DATASET EXCERPTS:
>> begin

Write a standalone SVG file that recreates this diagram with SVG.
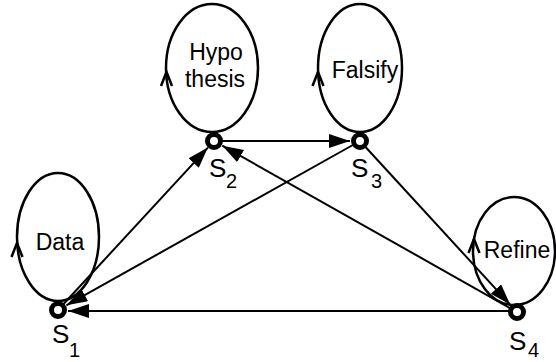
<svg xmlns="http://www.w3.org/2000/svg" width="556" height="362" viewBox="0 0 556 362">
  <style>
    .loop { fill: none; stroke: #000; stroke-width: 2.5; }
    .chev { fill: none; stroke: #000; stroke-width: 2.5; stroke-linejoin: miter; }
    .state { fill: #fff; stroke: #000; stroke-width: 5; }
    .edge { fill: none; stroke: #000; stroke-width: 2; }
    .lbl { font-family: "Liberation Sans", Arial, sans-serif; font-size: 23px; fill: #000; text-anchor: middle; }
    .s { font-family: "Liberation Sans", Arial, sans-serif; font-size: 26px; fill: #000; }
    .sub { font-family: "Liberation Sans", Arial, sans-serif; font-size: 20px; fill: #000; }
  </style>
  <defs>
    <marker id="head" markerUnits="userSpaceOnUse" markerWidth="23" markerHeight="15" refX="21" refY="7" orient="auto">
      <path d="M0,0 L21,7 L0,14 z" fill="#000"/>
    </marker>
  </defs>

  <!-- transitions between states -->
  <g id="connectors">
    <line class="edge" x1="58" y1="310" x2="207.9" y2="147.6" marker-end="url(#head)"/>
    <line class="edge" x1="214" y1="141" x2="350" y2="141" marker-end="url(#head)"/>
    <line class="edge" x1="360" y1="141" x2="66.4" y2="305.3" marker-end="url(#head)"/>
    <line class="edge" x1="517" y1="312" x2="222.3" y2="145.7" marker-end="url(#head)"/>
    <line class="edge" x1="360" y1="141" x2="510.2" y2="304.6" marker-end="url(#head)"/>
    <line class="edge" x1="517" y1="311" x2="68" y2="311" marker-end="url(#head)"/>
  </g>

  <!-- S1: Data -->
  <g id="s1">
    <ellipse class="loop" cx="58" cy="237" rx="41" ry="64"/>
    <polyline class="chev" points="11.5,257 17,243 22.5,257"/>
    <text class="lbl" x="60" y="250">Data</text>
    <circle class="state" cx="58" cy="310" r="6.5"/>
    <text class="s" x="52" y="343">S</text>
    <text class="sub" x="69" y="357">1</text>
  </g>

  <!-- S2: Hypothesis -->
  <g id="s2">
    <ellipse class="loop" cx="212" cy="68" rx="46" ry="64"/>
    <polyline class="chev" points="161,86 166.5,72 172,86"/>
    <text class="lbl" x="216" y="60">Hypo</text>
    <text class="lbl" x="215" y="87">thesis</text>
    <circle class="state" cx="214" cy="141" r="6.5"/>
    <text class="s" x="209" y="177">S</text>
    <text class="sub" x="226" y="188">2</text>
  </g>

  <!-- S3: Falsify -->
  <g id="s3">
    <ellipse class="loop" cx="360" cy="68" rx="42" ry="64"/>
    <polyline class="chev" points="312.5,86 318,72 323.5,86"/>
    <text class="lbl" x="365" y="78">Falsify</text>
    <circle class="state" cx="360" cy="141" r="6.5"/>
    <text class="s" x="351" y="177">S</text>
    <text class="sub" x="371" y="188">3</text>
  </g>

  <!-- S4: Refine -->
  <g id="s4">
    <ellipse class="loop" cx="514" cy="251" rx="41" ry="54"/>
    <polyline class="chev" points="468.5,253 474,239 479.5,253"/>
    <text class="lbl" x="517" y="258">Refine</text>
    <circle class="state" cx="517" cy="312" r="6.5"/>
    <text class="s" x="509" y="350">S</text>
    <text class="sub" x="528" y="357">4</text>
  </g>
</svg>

>> end
>> begin

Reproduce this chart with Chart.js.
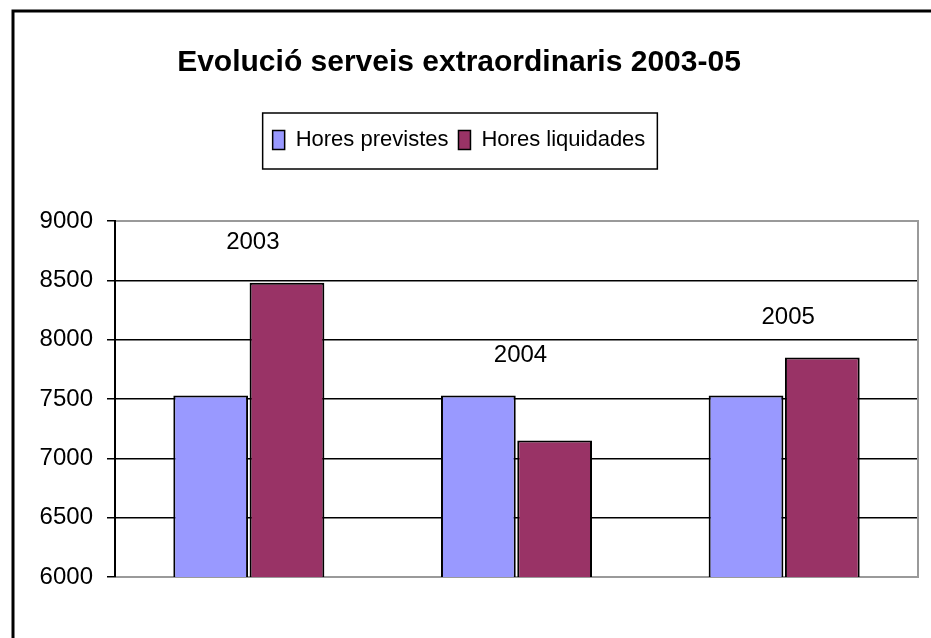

>> end
>> begin

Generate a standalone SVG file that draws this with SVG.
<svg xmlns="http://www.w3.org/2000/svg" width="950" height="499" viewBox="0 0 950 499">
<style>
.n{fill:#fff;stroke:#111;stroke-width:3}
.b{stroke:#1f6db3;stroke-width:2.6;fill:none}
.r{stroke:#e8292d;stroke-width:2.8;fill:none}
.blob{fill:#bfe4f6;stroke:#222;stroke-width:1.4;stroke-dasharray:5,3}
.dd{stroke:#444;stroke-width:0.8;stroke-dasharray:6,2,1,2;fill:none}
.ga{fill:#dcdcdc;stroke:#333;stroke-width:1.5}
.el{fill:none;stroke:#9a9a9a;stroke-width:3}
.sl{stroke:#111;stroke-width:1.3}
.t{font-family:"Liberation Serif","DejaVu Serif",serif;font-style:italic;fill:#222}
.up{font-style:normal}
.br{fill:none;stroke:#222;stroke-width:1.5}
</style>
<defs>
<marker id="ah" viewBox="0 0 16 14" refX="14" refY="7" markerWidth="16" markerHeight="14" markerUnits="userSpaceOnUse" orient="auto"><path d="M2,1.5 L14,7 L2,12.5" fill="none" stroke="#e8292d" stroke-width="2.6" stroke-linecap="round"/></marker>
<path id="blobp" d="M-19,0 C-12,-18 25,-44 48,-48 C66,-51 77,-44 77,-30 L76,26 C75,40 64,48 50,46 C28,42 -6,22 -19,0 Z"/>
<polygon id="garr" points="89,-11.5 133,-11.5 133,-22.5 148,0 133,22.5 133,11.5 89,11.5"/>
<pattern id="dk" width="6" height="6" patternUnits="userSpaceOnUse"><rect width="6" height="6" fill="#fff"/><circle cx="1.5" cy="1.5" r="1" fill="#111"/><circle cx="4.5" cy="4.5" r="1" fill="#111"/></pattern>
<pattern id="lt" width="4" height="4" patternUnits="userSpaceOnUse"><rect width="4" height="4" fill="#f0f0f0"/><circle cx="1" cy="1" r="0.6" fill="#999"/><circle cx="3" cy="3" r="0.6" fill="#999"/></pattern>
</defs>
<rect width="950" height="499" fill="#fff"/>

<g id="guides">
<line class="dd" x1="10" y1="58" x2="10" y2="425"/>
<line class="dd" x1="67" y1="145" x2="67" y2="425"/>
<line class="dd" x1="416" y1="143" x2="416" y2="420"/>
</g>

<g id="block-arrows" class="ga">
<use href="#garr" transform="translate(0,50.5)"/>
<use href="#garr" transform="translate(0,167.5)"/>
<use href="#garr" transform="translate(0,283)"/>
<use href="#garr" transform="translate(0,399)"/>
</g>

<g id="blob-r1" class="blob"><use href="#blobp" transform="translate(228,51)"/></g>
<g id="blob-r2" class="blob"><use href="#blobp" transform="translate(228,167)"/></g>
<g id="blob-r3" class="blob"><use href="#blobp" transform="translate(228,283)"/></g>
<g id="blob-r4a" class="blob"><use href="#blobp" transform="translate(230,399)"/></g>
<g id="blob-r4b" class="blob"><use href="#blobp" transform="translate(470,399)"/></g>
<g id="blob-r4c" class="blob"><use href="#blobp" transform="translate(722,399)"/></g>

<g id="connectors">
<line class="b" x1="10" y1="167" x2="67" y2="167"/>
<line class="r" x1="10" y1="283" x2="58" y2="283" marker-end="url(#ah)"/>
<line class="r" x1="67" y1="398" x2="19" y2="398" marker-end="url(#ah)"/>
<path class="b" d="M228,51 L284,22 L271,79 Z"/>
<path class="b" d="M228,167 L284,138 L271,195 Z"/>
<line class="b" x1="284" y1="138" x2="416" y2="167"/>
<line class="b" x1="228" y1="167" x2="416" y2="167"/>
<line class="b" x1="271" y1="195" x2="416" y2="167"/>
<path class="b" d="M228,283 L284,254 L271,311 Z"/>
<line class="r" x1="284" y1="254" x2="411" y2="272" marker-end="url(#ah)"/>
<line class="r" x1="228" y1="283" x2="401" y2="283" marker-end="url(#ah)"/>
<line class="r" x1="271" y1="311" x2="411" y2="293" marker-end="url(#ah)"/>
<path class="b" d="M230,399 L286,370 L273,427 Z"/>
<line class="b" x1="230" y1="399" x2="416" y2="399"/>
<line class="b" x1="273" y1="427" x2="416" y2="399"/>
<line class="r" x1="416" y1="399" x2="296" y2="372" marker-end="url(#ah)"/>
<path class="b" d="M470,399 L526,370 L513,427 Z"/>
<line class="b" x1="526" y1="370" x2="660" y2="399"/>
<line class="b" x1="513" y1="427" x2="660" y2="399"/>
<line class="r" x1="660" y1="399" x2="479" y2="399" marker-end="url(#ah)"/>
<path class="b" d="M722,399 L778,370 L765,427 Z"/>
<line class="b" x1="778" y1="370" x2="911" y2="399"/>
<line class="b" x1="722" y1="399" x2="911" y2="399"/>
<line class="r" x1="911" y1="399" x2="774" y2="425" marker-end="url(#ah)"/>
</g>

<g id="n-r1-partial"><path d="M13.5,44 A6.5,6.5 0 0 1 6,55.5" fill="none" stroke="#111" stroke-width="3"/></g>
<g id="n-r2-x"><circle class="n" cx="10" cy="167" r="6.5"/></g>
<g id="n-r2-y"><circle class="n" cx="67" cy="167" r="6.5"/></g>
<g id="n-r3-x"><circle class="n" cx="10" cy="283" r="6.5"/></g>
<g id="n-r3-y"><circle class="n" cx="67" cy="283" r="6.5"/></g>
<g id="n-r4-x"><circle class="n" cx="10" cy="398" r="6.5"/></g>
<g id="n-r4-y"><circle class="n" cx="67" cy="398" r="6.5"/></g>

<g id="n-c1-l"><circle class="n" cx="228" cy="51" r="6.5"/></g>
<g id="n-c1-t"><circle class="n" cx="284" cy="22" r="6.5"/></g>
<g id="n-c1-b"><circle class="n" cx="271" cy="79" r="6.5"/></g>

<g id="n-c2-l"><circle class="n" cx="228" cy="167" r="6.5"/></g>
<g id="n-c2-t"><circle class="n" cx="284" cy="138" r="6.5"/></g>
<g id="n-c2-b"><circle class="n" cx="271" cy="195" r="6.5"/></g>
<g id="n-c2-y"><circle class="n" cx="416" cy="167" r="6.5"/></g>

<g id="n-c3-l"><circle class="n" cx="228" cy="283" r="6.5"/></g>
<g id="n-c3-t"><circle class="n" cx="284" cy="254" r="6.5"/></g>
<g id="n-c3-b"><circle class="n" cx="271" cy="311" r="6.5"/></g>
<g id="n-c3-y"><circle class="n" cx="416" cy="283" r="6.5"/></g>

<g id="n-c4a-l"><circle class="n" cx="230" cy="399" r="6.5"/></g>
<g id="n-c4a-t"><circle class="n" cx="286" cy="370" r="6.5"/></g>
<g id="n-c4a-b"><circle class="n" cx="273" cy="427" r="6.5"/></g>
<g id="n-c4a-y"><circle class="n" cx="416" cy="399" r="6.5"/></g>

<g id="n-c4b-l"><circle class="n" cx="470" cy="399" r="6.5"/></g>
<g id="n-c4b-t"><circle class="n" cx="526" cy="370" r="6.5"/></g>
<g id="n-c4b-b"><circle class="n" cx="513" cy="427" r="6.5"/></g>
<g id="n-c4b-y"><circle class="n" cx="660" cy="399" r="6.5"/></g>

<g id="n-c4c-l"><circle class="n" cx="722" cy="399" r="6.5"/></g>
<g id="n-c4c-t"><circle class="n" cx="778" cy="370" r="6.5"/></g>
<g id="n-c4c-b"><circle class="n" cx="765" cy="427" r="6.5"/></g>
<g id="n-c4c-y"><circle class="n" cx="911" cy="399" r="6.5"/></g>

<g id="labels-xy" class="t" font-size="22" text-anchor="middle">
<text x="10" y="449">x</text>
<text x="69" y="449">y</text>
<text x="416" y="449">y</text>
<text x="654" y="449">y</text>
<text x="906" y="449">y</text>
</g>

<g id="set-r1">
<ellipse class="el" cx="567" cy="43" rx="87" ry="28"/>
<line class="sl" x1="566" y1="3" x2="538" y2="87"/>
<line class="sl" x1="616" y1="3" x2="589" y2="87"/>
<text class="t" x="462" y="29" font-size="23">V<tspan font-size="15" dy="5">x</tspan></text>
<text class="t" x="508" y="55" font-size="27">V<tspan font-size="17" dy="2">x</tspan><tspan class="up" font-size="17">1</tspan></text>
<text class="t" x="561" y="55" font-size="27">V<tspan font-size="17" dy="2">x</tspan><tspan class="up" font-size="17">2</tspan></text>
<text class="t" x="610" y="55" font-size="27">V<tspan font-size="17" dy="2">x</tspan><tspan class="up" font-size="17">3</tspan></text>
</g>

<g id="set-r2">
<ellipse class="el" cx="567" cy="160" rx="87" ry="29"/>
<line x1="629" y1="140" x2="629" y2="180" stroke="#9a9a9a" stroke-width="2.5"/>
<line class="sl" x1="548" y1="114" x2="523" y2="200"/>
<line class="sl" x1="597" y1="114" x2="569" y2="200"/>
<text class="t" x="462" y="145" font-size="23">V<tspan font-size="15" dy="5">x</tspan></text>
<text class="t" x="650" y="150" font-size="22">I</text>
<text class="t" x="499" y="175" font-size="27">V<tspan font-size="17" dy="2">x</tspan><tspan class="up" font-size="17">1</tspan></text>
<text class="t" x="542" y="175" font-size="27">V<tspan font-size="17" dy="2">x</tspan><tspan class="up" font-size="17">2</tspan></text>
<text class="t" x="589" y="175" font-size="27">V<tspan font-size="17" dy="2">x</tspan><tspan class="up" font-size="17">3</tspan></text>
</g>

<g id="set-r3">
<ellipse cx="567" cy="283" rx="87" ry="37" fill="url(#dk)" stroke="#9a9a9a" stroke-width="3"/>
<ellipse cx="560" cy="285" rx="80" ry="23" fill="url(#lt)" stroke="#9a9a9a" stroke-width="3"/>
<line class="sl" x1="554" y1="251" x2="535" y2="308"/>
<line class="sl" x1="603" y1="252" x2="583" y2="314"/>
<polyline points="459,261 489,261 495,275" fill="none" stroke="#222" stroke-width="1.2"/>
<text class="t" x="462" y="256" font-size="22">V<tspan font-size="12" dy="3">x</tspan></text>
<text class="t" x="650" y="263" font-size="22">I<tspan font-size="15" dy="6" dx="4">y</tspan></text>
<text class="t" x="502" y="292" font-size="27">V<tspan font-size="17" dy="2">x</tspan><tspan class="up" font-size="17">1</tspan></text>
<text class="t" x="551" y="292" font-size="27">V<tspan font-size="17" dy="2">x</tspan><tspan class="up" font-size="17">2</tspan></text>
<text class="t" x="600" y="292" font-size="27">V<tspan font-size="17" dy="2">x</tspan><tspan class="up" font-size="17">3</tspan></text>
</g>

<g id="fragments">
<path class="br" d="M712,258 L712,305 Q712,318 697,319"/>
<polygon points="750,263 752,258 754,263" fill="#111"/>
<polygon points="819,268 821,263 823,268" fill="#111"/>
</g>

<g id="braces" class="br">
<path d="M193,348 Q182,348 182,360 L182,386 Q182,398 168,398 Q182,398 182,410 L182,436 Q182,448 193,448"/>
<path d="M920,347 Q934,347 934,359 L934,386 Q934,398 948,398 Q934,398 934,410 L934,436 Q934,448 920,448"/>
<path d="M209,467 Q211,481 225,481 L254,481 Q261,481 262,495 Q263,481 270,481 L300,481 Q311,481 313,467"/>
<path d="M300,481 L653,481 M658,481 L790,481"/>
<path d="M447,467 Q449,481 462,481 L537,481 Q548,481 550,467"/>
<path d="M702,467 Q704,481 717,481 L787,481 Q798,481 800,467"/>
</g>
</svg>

>> end

WORK TO DO: Search the entries for the word "file" and pick out every line that holds it.

EXERCISE RESULT:
Write a standalone SVG file that recreates this diagram with SVG.
Generate a standalone SVG file that draws this with SVG.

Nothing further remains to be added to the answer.